A foreign student, for instance, may need to pay three times the tuition of a local peer just to earn the right to compete. This is not just about education; it’s about purchasing a ticket to the marketplace of global opportunity.
Similarly, a third-generation Indian-American professional in Silicon Valley might find themselves shouldering a heavy tax burden. Why? Because being inside the economic engine of the tech world—close to capital, innovation, and influence—comes at a price.
The logic extends to trade. Imports from abroad are often met with tariffs and levies, precisely because access to a lucrative market is not given freely. It must be earned—or bought.
This pattern reveals a deeper truth: there is a consistent congruency between access and cost. The greater the privilege, the higher the price. These are tangible outcomes of an invisible ledger—one that reconciles the value of inclusion with economic tolls.
Yet, even in this system of measured exchange, a paradox emerges.

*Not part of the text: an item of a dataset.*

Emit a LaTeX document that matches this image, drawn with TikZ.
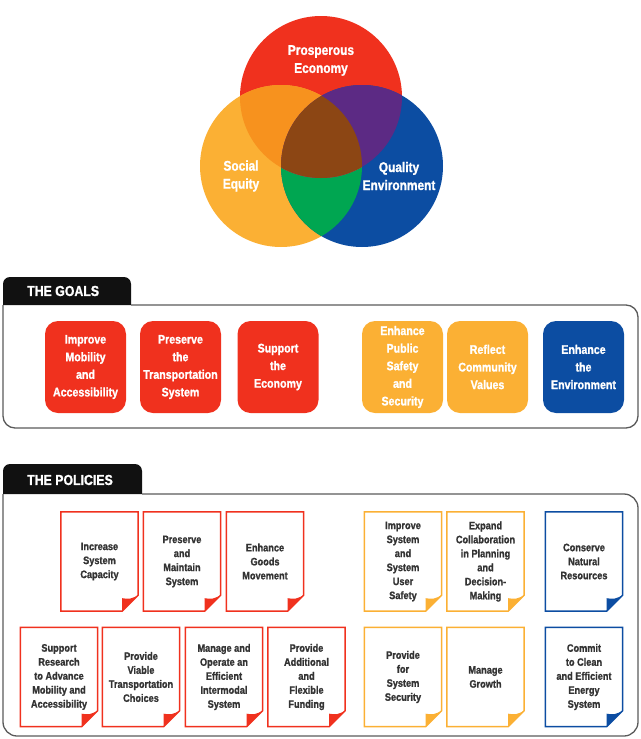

Despite all this striving—the student burning the midnight oil, the Google engineer chasing stock options, or the laborer grinding away in a distant sweatshop—none are guaranteed happiness. The so-called winners of the system may find themselves outdone in contentment by someone with no credentials, no paycheck, and no plan: the handsome hobo, unburdened by ambition, wandering through life on his own terms.
And that, perhaps, is the quiet irony of our times. Markets measure access. But life, in all its unpredictable chaos, measures something else entirely.